Kitsap will get its haunting this October.
The annual Kitsap County Haunted Fairgrounds event will go on, but organizers are considering other options for next year amid claims of cuts to and mismanagement of the profitable program.
A longstanding agreement with the county to share control of the funds and reinvest them in the haunted house has not been honored “for years,” said organizer James Tubberville.
Instead, the event gets back less money than it generates, and has consistently faced problems getting logistical support from the county, he said.
“Our feeling is that the county kind of looks at this as a cash cow, and that’s not what we’re about,” Tubberville said. “They’re robbing from the pot, and if they keep doing it the pot is going to dry up.”
After last year’s event, Tubberville said, the event faced a cut of about 30 percent, even though it made more than $30,000 above its expenses. Six thousand people attended the event last year.
Jim Dunwiddie, director of Kitsap County Parks and Recreation, said he did not have an explanation for why the program faced cuts even though it was making money.
Whether a program is cut or not, Dunwiddie said, has little to do with its profitability. Instead, funds are given out out as they come in. If the parks budget is smaller, programs – profitable and un-profitable programs alike – get less, Dunwiddie said.
This year at least, the event is scheduled to be as frightening as ever, Tubberville said.
Some improvement has been made recently, Tubberville said. Two Parks and Recreation employees were replaced over summer, including the Park Operations Superintendent at the department.
Working with the new employees, Tubberville said, has “been night and day,” and has given organizers hope that they can find a way to keep the event at the fairgrounds.
“This year,” Tubberville said, “I actually feel like we’re working together.”
Still, Tubbervile said the the improvement hasn’t been enough to change the feelings of the “core group” of volunteers about the financial handling of the event by the county.

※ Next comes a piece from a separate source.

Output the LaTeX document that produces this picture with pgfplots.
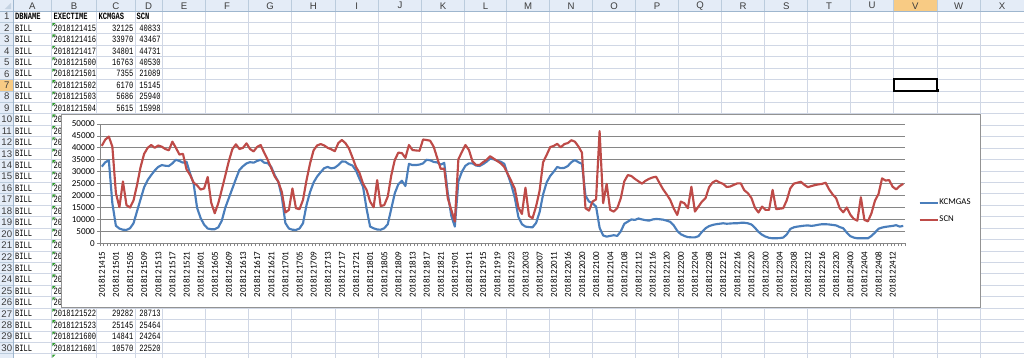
\documentclass[border=0pt]{standalone}
\usepackage{fontspec}
\usepackage{pgfplots}
\usepackage{pgfplotstable}
\pgfplotsset{compat=1.18}
\setmainfont{Carlito}
\newfontfamily\cellfont[FakeStretch=0.74]{Liberation Mono}
\newfontfamily\hdrfont{Liberation Sans}
\definecolor{kblue}{HTML}{4A7EBB}
\definecolor{sred}{HTML}{BE4B48}
\definecolor{xlgrid}{HTML}{D0D7E5}
\definecolor{xlhdr}{HTML}{E4ECF7}
\definecolor{xlhdrline}{HTML}{9EB6CE}
\definecolor{xlsel}{HTML}{F8CB84}
\definecolor{hdrtext}{HTML}{3C3C3C}
\definecolor{chgrid}{HTML}{868686}
\definecolor{xlgreen}{HTML}{2E9B2E}

\pgfplotstableread{
i k s
0 32125 40833
1 33970 43467
2 34801 44731
3 16763 40530
4 7355 21089
5 6170 15145
6 5686 25940
7 5615 15998
8 6300 15000
9 8400 18000
10 13500 24500
11 18500 32000
12 23500 37500
13 26500 40000
14 28600 41200
15 30500 40000
16 32000 41000
17 32800 40500
18 32500 39500
19 32400 39000
20 33500 42600
21 35000 40000
22 34500 37200
23 33800 37500
24 34200 31000
25 29282 28713
26 25145 25464
27 14841 24264
28 10570 22520
29 7800 23000
30 6200 27800
31 5900 17000
32 5900 12600
33 6700 16800
34 9500 22500
35 15000 28500
36 19000 34500
37 23000 39500
38 27000 41500
39 30800 39500
40 32300 40000
41 33500 41900
42 34000 39500
43 33800 38500
44 34500 40400
45 35000 41200
46 33800 38000
47 33600 35000
48 32000 31500
49 28500 28000
50 25800 25800
51 19500 21500
52 8500 12900
53 6200 14000
54 5700 23000
55 5600 14700
56 6200 14300
57 8400 18200
58 16100 26500
59 21500 33500
60 25500 39000
61 28000 41000
62 29800 41600
63 31500 41000
64 32000 40000
65 31400 39400
66 31700 38600
67 32800 42000
68 34300 43300
69 34200 42000
70 33200 39800
71 32600 36000
72 30500 32000
73 27000 29500
74 23700 25000
75 14500 22400
76 7000 17500
77 6300 15100
78 5800 26500
79 5700 15600
80 6300 16000
81 8000 19600
82 14500 28500
83 21000 35000
84 24800 38000
85 26200 37800
86 24000 35800
87 33300 41200
88 32800 39100
89 32800 38900
90 33000 38800
91 33500 43500
92 35000 43300
93 34800 43000
94 34100 40500
95 33900 35800
96 33000 31200
97 33700 31300
98 21000 18900
99 11500 14000
100 7000 9100
101 26000 35200
102 30000 38300
103 32500 41200
104 33500 39100
105 33500 34300
106 32600 32800
107 32400 32800
108 33200 34000
109 34200 35000
110 35500 36500
111 35200 35500
112 34600 34500
113 34200 33500
114 33300 32000
115 28800 29000
116 24500 26000
117 19000 22800
118 11000 15000
119 8000 12300
120 7000 23300
121 6800 11500
122 6700 10500
123 8500 15400
124 13000 22000
125 20500 34000
126 25500 37000
127 28200 40300
128 30000 40800
129 32000 41700
130 31500 40200
131 31600 41600
132 32400 42000
133 34000 43200
134 34900 42600
135 34000 40600
136 33300 38000
137 20000 14700
138 17500 13700
139 16800 17500
140 15400 18400
141 6500 47000
142 3300 16800
143 2800 24900
144 3100 14000
145 3400 13300
146 3100 14700
147 5000 18900
148 8200 26000
149 9100 28600
150 10000 28200
151 9800 27000
152 10400 26000
153 10000 25000
154 9700 26200
155 9500 27000
156 10000 27600
157 10200 27900
158 10100 25200
159 9900 22600
160 9500 20500
161 9000 18200
162 7500 14600
163 5200 11900
164 3800 17500
165 3100 16800
166 2600 14700
167 2500 23700
168 2500 13300
169 3000 15400
170 4800 17500
171 6300 18900
172 7200 23500
173 7700 25500
174 8000 26300
175 8200 25500
176 8400 24900
177 8200 23600
178 8300 23800
179 8400 24500
180 8400 25100
181 8600 25100
182 8600 22200
183 8400 21000
184 7900 19000
185 6500 14900
186 4800 12900
187 3600 15400
188 2800 14000
189 2300 14000
190 2100 22400
191 2100 14300
192 2200 14500
193 2400 14700
194 3700 18000
195 6000 23000
196 6700 25000
197 7000 25400
198 7200 25800
199 7400 24500
200 7500 23500
201 7300 24000
202 7500 24400
203 7800 24700
204 8000 24900
205 8000 25400
206 7900 22600
207 7700 20500
208 7500 18900
209 6800 14700
210 6300 13000
211 4500 15000
212 3000 12000
213 2400 10200
214 2100 9500
215 2100 19300
216 2100 9800
217 2100 9200
218 3100 12600
219 4500 17900
220 6100 20700
221 6600 27200
222 6900 26300
223 7100 26500
224 7300 23700
225 7600 22600
226 7000 24000
227 7300 24900
}\datatable

\newcommand\rowc[1]{10.9+(#1-0.5)*11.43}
\newcommand\rowt[1]{10.9+(#1-1)*11.43}
\newcommand\cellfs{\cellfont\fontsize{7.2}{8}\selectfont}

\begin{document}
\begin{tikzpicture}[x=0.75pt,y=-0.75pt]
\useasboundingbox (0,0) rectangle (1024,358);
\begin{scope}
\clip (0,0) rectangle (1024,358);
\fill[white] (0,0) rectangle (1024,358);
% headers
\fill[xlhdr] (0,0) rectangle (1024,10.9);
\fill[xlhdr] (0,0) rectangle (13,358);
\fill[xlsel] (893.7,0) rectangle (937,10.9);
\fill[xlsel] (0,{\rowt{7}}) rectangle (13,{\rowt{8}});
% sheet grid
\foreach \x in {51.7,96.7,135,162.3,205.7,248.3,291.7,335,378.3,421.7,464.3,506.7,549.3,592.7,635.3,678.7,721.3,764.7,807.7,850.3,893.7,937,980.3}
  {\draw[xlgrid, line width=0.6pt] (\x,10.9) -- (\x,358);
   \draw[xlhdrline!70, line width=0.6pt] (\x,0) -- (\x,10.9);}
\foreach \n in {2,...,32}
  {\draw[xlgrid, line width=0.6pt] (13,{\rowt{\n}}) -- (1024,{\rowt{\n}});
   \draw[xlhdrline!70, line width=0.6pt] (0,{\rowt{\n}}) -- (13,{\rowt{\n}});}
\draw[xlhdrline, line width=0.6pt] (0,10.9) -- (1024,10.9);
\draw[xlhdrline, line width=0.6pt] (13,0) -- (13,358);
\fill[xlhdrline!60] (11,9) -- (11,3) -- (4.8,9) -- cycle;
% column letters
\foreach \l/\c in {A/32.35,B/74.2,C/115.85,D/148.65,E/184,F/227,G/270,H/313.35,I/356.65,J/400,K/443,L/485.5,M/528,N/571,O/614,P/657,Q/700,R/743,S/786.2,T/829,U/872,V/915.35,W/958.65,X/1002}
  \node[font=\hdrfont\fontsize{7.2}{8}\selectfont, text=hdrtext, inner sep=0] at (\c,5.7) {\l};
% row numbers
\foreach \n in {1,...,30}
  \node[font=\hdrfont\fontsize{7.2}{8}\selectfont, text=hdrtext, inner sep=0] at (6.8,{\rowc{\n}}) {\n};
% header row of table
\node[font=\cellfs\bfseries, anchor=west, inner sep=0] at (14.8,{\rowc{1}}) {DBNAME};
\node[font=\cellfs\bfseries, anchor=west, inner sep=0] at (53.3,{\rowc{1}}) {EXECTIME};
\node[font=\cellfs\bfseries, anchor=west, inner sep=0] at (98.3,{\rowc{1}}) {KCMGAS};
\node[font=\cellfs\bfseries, anchor=west, inner sep=0] at (136.3,{\rowc{1}}) {SCN};
% data rows
\foreach \r/\d/\k/\s in {2/2018121415/32125/40833,3/2018121416/33970/43467,4/2018121417/34801/44731,5/2018121500/16763/40530,6/2018121501/7355/21089,7/2018121502/6170/15145,8/2018121503/5686/25940,9/2018121504/5615/15998,10/2018121505/6300/15000,11/2018121506/8400/18000,12/2018121507/13500/24500,13/2018121508/18500/32000,14/2018121509/23500/37500,15/2018121510/26500/40000,16/2018121511/28600/41200,17/2018121512/30500/40000,18/2018121513/32000/41000,19/2018121514/32800/40500,20/2018121515/32500/39500,21/2018121516/32400/39000,22/2018121517/33500/42600,23/2018121518/35000/40000,24/2018121519/34500/37200,25/2018121520/33800/37500,26/2018121521/34200/31000,27/2018121522/29282/28713,28/2018121523/25145/25464,29/2018121600/14841/24264,30/2018121601/10570/22520}
 {\node[font=\cellfs, anchor=west, inner sep=0] at (14.8,{\rowc{\r}}) {BILL};
  \node[font=\cellfs, anchor=west, inner sep=0] at (53.3,{\rowc{\r}}) {\d};
  \node[font=\cellfs, anchor=east, inner sep=0] at (133.6,{\rowc{\r}}) {\k};
  \node[font=\cellfs, anchor=east, inner sep=0] at (160.9,{\rowc{\r}}) {\s};
  \fill[xlgreen] (52.4,{\rowt{\r}+0.7}) -- ++(3.2,0) -- ++(-3.2,3.2) -- cycle;}
\fill[xlgreen] (52.4,{\rowt{31}+0.7}) -- ++(3.2,0) -- ++(-3.2,3.2) -- cycle;
% selected cell
\draw[black, line width=1.5pt] (893.7,{\rowt{7}}) rectangle (937,{\rowt{8}});
\fill[black] (935.5,{\rowt{8}-1.5}) rectangle (938.5,{\rowt{8}+1.5});
% chart area
\draw[fill=white, draw=gray!85, line width=0.7pt] (61.7,114.5) rectangle (980,307.3);
\end{scope}

\begin{axis}[
  at={(75pt,-182.475pt)}, anchor=south west,
  scale only axis, width=603.75pt, height=89.475pt,
  xmin=-0.5, xmax=227.5, ymin=0, ymax=50000,
  axis lines*=left, axis line style={chgrid, line width=0.6pt, -},
  ymajorgrids, grid style={chgrid, line width=0.6pt},
  scaled y ticks=false,
  ytick={0,5000,...,50000},
  yticklabels={0,5000,10000,15000,20000,25000,30000,35000,40000,45000,50000},
  xtick={0,4,...,224},
  xticklabels={2018121415,2018121501,2018121505,2018121509,2018121513,2018121517,2018121521,2018121601,2018121605,2018121609,2018121613,2018121617,2018121621,2018121701,2018121705,2018121709,2018121713,2018121717,2018121721,2018121801,2018121805,2018121809,2018121813,2018121817,2018121821,2018121901,2018121911,2018121915,2018121919,2018121923,2018122003,2018122007,2018122011,2018122016,2018122020,2018122100,2018122104,2018122108,2018122112,2018122116,2018122120,2018122200,2018122204,2018122208,2018122212,2018122216,2018122220,2018122300,2018122304,2018122308,2018122312,2018122316,2018122320,2018122400,2018122404,2018122408,2018122412},
  minor xtick={-0.5,0.5,...,227.5},
  tick align=outside,
  major tick length=2.2pt, minor tick length=2.2pt,
  major x tick style={draw=none},
  minor x tick style={chgrid, line width=0.5pt},
  major y tick style={chgrid, line width=0.6pt},
  tick label style={font=\fontsize{6.8}{8}\selectfont, text=black},
  xticklabel style={rotate=90, anchor=east, inner sep=3.8pt},
  yticklabel style={inner sep=1.5pt},
  /pgf/number format/assume math mode=true,
  legend style={draw=none, fill=none, at={(1.0165,0.268)}, anchor=west,
    font=\fontsize{6.6}{8}\selectfont, row sep=6pt, inner sep=0pt,
    nodes={inner sep=0.6pt}},
  legend cell align=left,
  legend image code/.code={\draw[#1] (0pt,0pt) -- (13.5pt,0pt);},
]
\addplot[kblue, line width=1.6pt, no marks, line join=round] table[x=i, y=k] {\datatable};
\addplot[sred, line width=1.6pt, no marks, line join=round] table[x=i, y=s] {\datatable};
\legend{KCMGAS, SCN}
\end{axis}
\end{tikzpicture}
\end{document}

The haunted fairgrounds group has been considering changing the location or organization of the event since before the summer, Tubberville said, and is discussing everything from incorporating and leasing space from the county to moving to a new location and cutting the county out entirely.
Overall, Tubberville said the goal of any change would be to get more control over the finances and staging of the event, so that proceeds could be reinvested to make the haunt bigger and better every year. The group is only considering incorporating as a nonprofit, Tubberville said.
Tubberville said neither he nor any of the other organizers want to make money from the event, but only to see it grow.
In total, the event takes about 6,000 man-hours to set up, staff, and take down. Except for Parks and Recreation employees who staff the ticket booths, Tubberville said, all the hours are volunteer, donated by a database of 250 people who just love giving a good scare.
Set to fill three buildings, the event is laid out as a walk-through, starting with a set of almost cartoonish rooms, leading into a building with much more realistic props and blood and finishing with a maze.
In setting it up, Tubberville said he and the other organizers try to “attack all the senses” of visitors, as well as engaging every phobia, from clowns to snakes to fear of tight spaces and of course the dark.
“Our ultimate goal is to get you to pee your pants,” Tubberville said. “And you can quote me on that. It happens many-a-time every year.”
Every night, the event starts with an hour of “lights-on” time, when guests can go through the haunt with interior lights on. Tubberville recommended that anyone with children or not sure if they want the full fright go through then.
Every year, Tubberville said, some people get more of a scare than they anticipate. Actors get shoved, and even hit by haunt-goers reacting to a surprise. Every year people scream, and sometimes even fall down running away from the actors with chainsaws.
“But that’s what we’re doing,” Tubberville said. “That’s the whole thing. They want to be scared.”
Some of the haunt’s volunteers, said Bruce Waterbury, a Parks and Recreation Employee who oversees the haunt during its actual operation, are even make-up experts, adding to the detail and quality of the night.
Waterbury, who is also a horror movie fan and an actor in local theater productions, works the event in costume, making sure everything goes as smoothly as possible.
Waterbury said of his job, “I can still do it, even if I might be dressed up as a skeleton or a lunatic.”
Admission to Kitsap Haunted Fairgrounds will be $12 or $11 with donation of a canned food item.